Hotels and motels are primary locations for sex trafficking both across the nation and here in Iowa. The Iowa Network estimates that at least 50% of sex trafficking takes place in hospitality venues, often unbeknownst to managers and staff. Traffickers bring in women, many are minors, to hotels and motels especially during major events. These events are not the root cause of sex trafficking. The root causes are greed, and a subculture that accepts treating people, especially women and children, as sex objects that can be bought and sold. Poverty, child abuse and neglect, drug abuse and dependency, and desperation lead to maintaining a pool of vulnerable victims
According to Dr. Belitsos, the network has partnered with a Nebraska Coalition to launch the Iowa Hotel/Motel Training Project. The Nebraska Coalition has developed a training of trainers program and curriculum that Iowa Network Against Human Trafficking and Slavery will adopt. On September 13th, three trainers from Nebraska came to Des Moines to conduct the first training of 30 Iowa volunteers who will be dispatched to Central Iowa hotels and motels. The cost of the trainers and the educational materials are being covered by three private donors through the Greater Des Moines Community Foundation. The Nebraska trainers’ next training of trainers will take place on September 25th in Cedar Rapids. Other training of trainers in four other regions of Iowa will be announced at the September 19t press conference.

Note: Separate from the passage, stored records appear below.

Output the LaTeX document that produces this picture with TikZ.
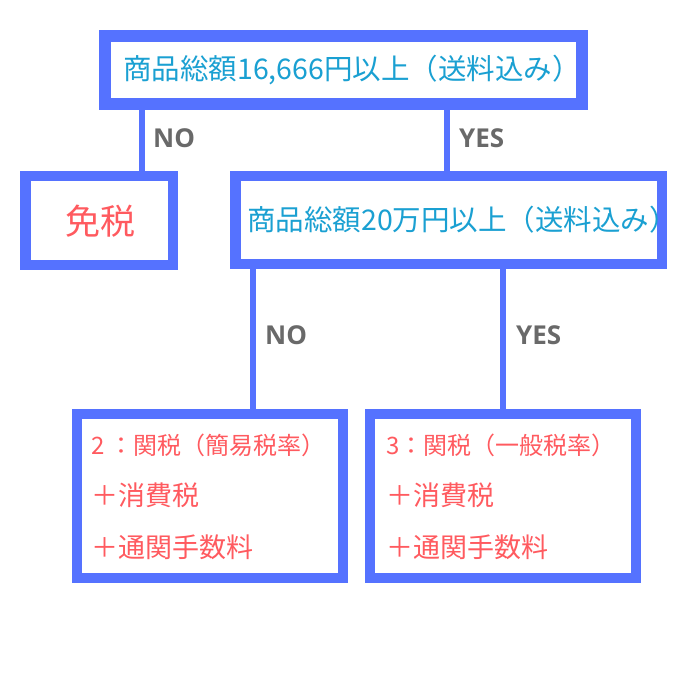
\documentclass[tikz,border=0pt]{standalone}
\usepackage{fontspec}
\setmainfont{Open Sans}
\newfontfamily\jpfont{Noto Sans CJK JP}
\definecolor{boxblue}{RGB}{85,114,255}
\definecolor{qcyan}{RGB}{26,160,210}
\definecolor{ansred}{RGB}{255,90,95}
\definecolor{lblgray}{RGB}{105,105,105}
\begin{document}
\begin{tikzpicture}[x=1pt,y=-1pt,
  box/.style={draw=boxblue,fill=white,inner sep=0pt,outer sep=0pt},
  qtext/.style={font=\jpfont\fontsize{28.5}{32}\selectfont,text=qcyan,inner sep=0pt},
  atext/.style={font=\jpfont\fontsize{27}{31}\selectfont,text=ansred,inner sep=0pt,anchor=west},
  ahead/.style={atext,font=\jpfont\fontsize{24}{28}\selectfont},
  lbl/.style={font=\bfseries\fontsize{26}{30}\selectfont,text=lblgray,inner sep=0pt,anchor=west},
  conn/.style={draw=boxblue,line width=6pt}]
\useasboundingbox (0,0) rectangle (700,700);
\fill[white] (0,0) rectangle (700,700);
% boxes
\node[box,line width=12pt,minimum width=477pt,minimum height=68pt] (q1) at (343.5,70) {};
\node[box,line width=10.5pt,minimum width=147.5pt,minimum height=88.5pt] (mz) at (99,220.5) {};
\node[box,line width=10.5pt,minimum width=426.5pt,minimum height=87.5pt] (q2) at (448.5,220) {};
\node[box,line width=10pt,minimum width=266.5pt,minimum height=164pt] (a2) at (209.75,496) {};
\node[box,line width=10pt,minimum width=266.5pt,minimum height=164pt] (a3) at (502.8,496) {};
% connector x positions
\coordinate (xa) at (142,0);
\coordinate (xb) at (447,0);
\coordinate (xc) at (252.5,0);
\coordinate (xd) at (502.5,0);
\draw[conn] (q1.south -| xa) -- (mz.north -| xa);
\draw[conn] (q1.south -| xb) -- (q2.north -| xb);
\draw[conn] (q2.south -| xc) -- (a2.north -| xc);
\draw[conn] (q2.south -| xd) -- (a3.north -| xd);
% texts
\node[qtext,anchor=west] (t1) at (123,70) {商品総額16,666円以上（送料込み）};
\node[qtext,anchor=west] (t2) at (247,220) {商品総額20万円以上（送料込み）};
\node[font=\jpfont\fontsize{35}{40}\selectfont,text=ansred,inner sep=0pt] (tmz) at (100,221) {免税};
\node[ahead] (a2l1) at (91,445) {2 ：関税（簡易税率）};
\node[atext] (a2l2) at (91,495) {＋消費税};
\node[atext] (a2l3) at (91,547) {＋通関手数料};
\node[ahead] (a3l1) at (386,445) {3：関税（一般税率）};
\node[atext] (a3l2) at (386,495) {＋消費税};
\node[atext] (a3l3) at (386,547) {＋通関手数料};
% labels
\node[lbl] (no1) at (153,138) {NO};
\node[lbl] (yes1) at (459,138) {YES};
\node[lbl] (no2) at (265,335) {NO};
\node[lbl] (yes2) at (516,335) {YES};
\end{tikzpicture}
\end{document}
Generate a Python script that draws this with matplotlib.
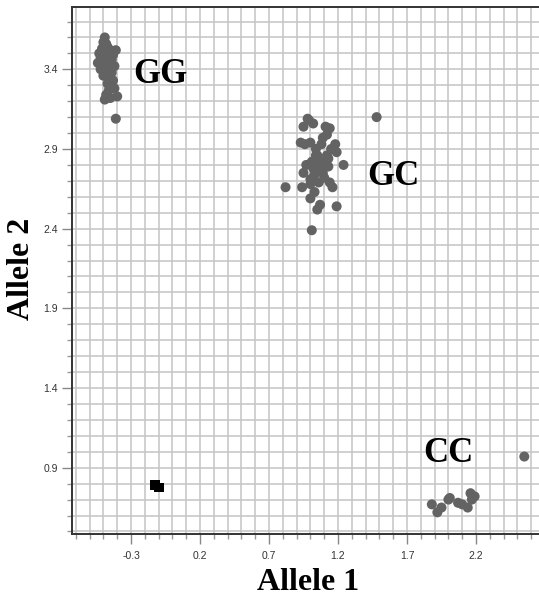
import matplotlib
matplotlib.use("Agg")
import matplotlib.pyplot as plt
import numpy as np
from matplotlib.ticker import MultipleLocator, FixedLocator

# ---- data ----
gg_x = [-0.49, -0.50, -0.48, -0.51, -0.47, -0.53, -0.49, -0.45, -0.41, -0.43, -0.52, -0.48,
        -0.44, -0.54, -0.50, -0.46, -0.42, -0.52, -0.48, -0.44, -0.50, -0.46, -0.43, -0.47,
        -0.44, -0.46, -0.42, -0.48, -0.45, -0.49, -0.40, -0.41]
gg_y = [3.60, 3.57, 3.56, 3.53, 3.54, 3.50, 3.51, 3.52, 3.52, 3.49, 3.47, 3.47,
        3.46, 3.44, 3.44, 3.43, 3.42, 3.40, 3.39, 3.38, 3.36, 3.35, 3.33, 3.31,
        3.29, 3.27, 3.28, 3.24, 3.22, 3.21, 3.23, 3.09]

gc_x = [0.98, 1.02, 0.95, 1.11, 1.14, 1.12, 0.93, 1.00, 1.18, 1.08, 1.19, 1.05, 1.12, 1.01,
        1.08, 1.24, 1.13, 1.02, 0.95, 1.09, 1.00, 1.14, 0.82, 0.94, 1.16, 1.03, 1.00, 1.07,
        1.05, 1.19, 1.01, 1.48, 1.04, 1.06, 1.10, 0.97, 1.03, 1.09, 0.96, 1.15, 1.13, 1.06,
        1.04, 1.08, 1.00, 0.99]
gc_y = [3.09, 3.06, 3.04, 3.04, 3.03, 2.99, 2.94, 2.94, 2.93, 2.93, 2.88, 2.86, 2.86, 2.82,
        2.82, 2.80, 2.79, 2.78, 2.75, 2.75, 2.71, 2.69, 2.66, 2.66, 2.66, 2.63, 2.59, 2.55,
        2.52, 2.54, 2.39, 3.10, 2.90, 2.80, 2.72, 2.80, 2.74, 2.97, 2.93, 2.90, 2.84, 2.69,
        2.86, 2.78, 2.68, 3.08]

cc_x = [1.88, 1.92, 1.95, 2.00, 2.01, 2.07, 2.10, 2.14, 2.16, 2.17, 2.19, 2.55]
cc_y = [0.67, 0.62, 0.65, 0.70, 0.71, 0.68, 0.67, 0.65, 0.74, 0.70, 0.72, 0.97]

ctrl_x = [-0.126, -0.097]
ctrl_y = [0.792, 0.774]

cluster_labels = ["GG", "GC", "CC"]
label_x = [-0.285, 1.41, 1.815]
label_y = [3.37, 2.725, 0.99]

xticks = [-0.3, 0.2, 0.7, 1.2, 1.7, 2.2]
yticks = [0.9, 1.4, 1.9, 2.4, 2.9, 3.4]

# ---- figure ----
W, H = 539, 597
fig = plt.figure(figsize=(W / 100, H / 100), dpi=100)
left_px, right_px, top_px, bot_px = 72, 545, 7, 534
ax = fig.add_axes([left_px / W, 1 - bot_px / H, (right_px - left_px) / W, (bot_px - top_px) / H])

ax.set_xlim(-0.7275, -0.3 + (right_px - 131) / 138)
ax.set_ylim(0.484, 3.791)

# grid
ax.xaxis.set_major_locator(FixedLocator(xticks))
ax.yaxis.set_major_locator(FixedLocator(yticks))
ax.xaxis.set_minor_locator(FixedLocator(np.round(np.arange(-0.7, 2.75, 0.1), 2)))
ax.yaxis.set_minor_locator(FixedLocator(np.round(np.arange(0.5, 3.8, 0.1), 2)))
ax.grid(which="both", color="#c4c4c4", linewidth=1.1, zorder=0)
ax.set_axisbelow(True)

ax.set_xticklabels([f"{t:.1f}" for t in xticks])
ax.set_yticklabels([f"{t:.1f}" for t in yticks])
for lab in ax.get_xticklabels() + ax.get_yticklabels():
    lab.set_fontfamily("Liberation Sans")
ax.tick_params(which="major", length=7, width=1, color="#888888", labelsize=7.5,
               labelcolor="#333333")
ax.tick_params(which="minor", length=3.5, width=1, color="#999999")
ax.tick_params(axis="x", which="major", pad=5)
ax.tick_params(axis="y", which="major", pad=3)

for s in ["left", "bottom", "top"]:
    ax.spines[s].set_color("#333333")
    ax.spines[s].set_linewidth(1.4)
ax.spines["right"].set_visible(False)

# points
ax.scatter(gg_x, gg_y, s=52, color="#636363", edgecolors="none", zorder=3)
ax.scatter(gc_x, gc_y, s=52, color="#636363", edgecolors="none", zorder=3)
ax.scatter(cc_x, cc_y, s=52, color="#636363", edgecolors="none", zorder=3)
ax.scatter(ctrl_x, ctrl_y, s=45, marker="s", color="#000000", edgecolors="none", zorder=3)

for t, x, y in zip(cluster_labels, label_x, label_y):
    ax.text(x, y, t, fontsize=25, fontweight="bold", family="Liberation Serif",
            ha="left", va="center", zorder=4)

fig.text(308 / W, 1 - 582 / H, "Allele 1", fontsize=23, fontweight="bold",
         family="Liberation Serif", ha="center", va="center")
fig.text(22 / W, 1 - 269 / H, "Allele 2", fontsize=23, fontweight="bold",
         family="Liberation Serif", ha="center", va="center", rotation=90)

fig.savefig("out.png", dpi=100)
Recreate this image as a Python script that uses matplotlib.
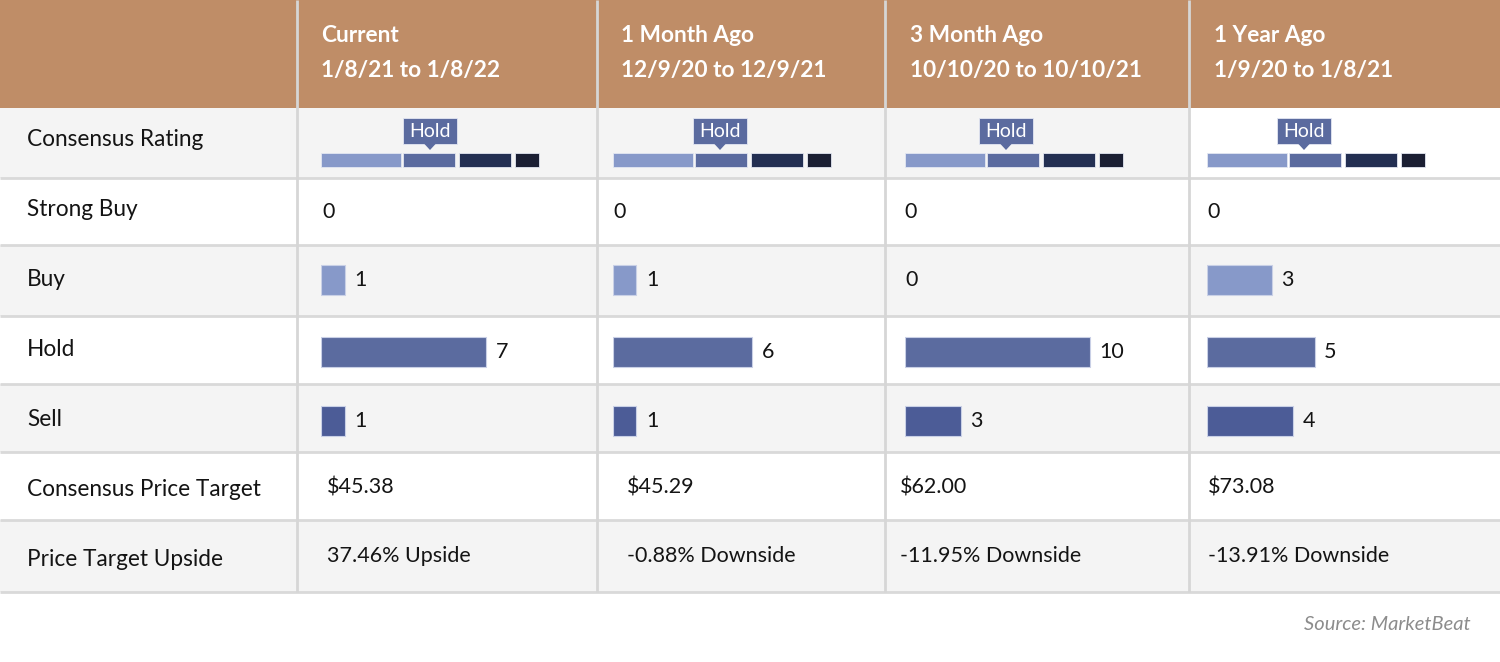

“We depend on law enforcement and prosecutors to hold traffickers accountable” said Reynolds, “But we also count on schools, social service agencies, the hospitality industry and general public to take actions to recognize and prevent human trafficking, and protect vulnerable Iowans. This September 19th press conference will ensure that we do our part at the state level to draw attention to this heinous crime, and to support non-government initiated efforts, such as the hotel/motel project.”
Governor Reynolds added, “I am pleased to be able to serve as an honorary board member for the Network Against Human Trafficking and Slavery and to have worked with Teens Against Human Trafficking in the past. We’ve made progress in our anti-trafficking efforts in Iowa but we still have more to do. Regardless of how human trafficking begins, it is important for hotel and motel employees and the general public to recognize the signs of trafficking and to report any suspicious activity.”
“When the network began 10 years ago, human trafficking was not recognized as a problem in Iowa. Thankfully, that has now changed and the response by Iowa communities and government agencies has greatly improved,” said Dr Belitsos. “Both the Network and the Coalition are very grateful and encouraged by the support we have seen from Governor Reynolds and the Lieutenant Governor who will put the spotlight on this horrible crime at their September 19th press conference. Their support will help us to successfully launch the Hotel/Motel Training Project.”
Following the press conference, Governor Reynolds will also present a recognition plaque to the city of Johnston Iowa for becoming the first city in the state to adopt a massage therapy business ordinance. Johnston law enforcement has already closed 2 illegitimate massage businesses and prevented a third from even opening. The Iowa Network is encouraging other cities and towns in Iowa to adopt similar massage business ordinances in order to root out prostitution and trafficking and thereby restore the credibility of the massage therapy industry.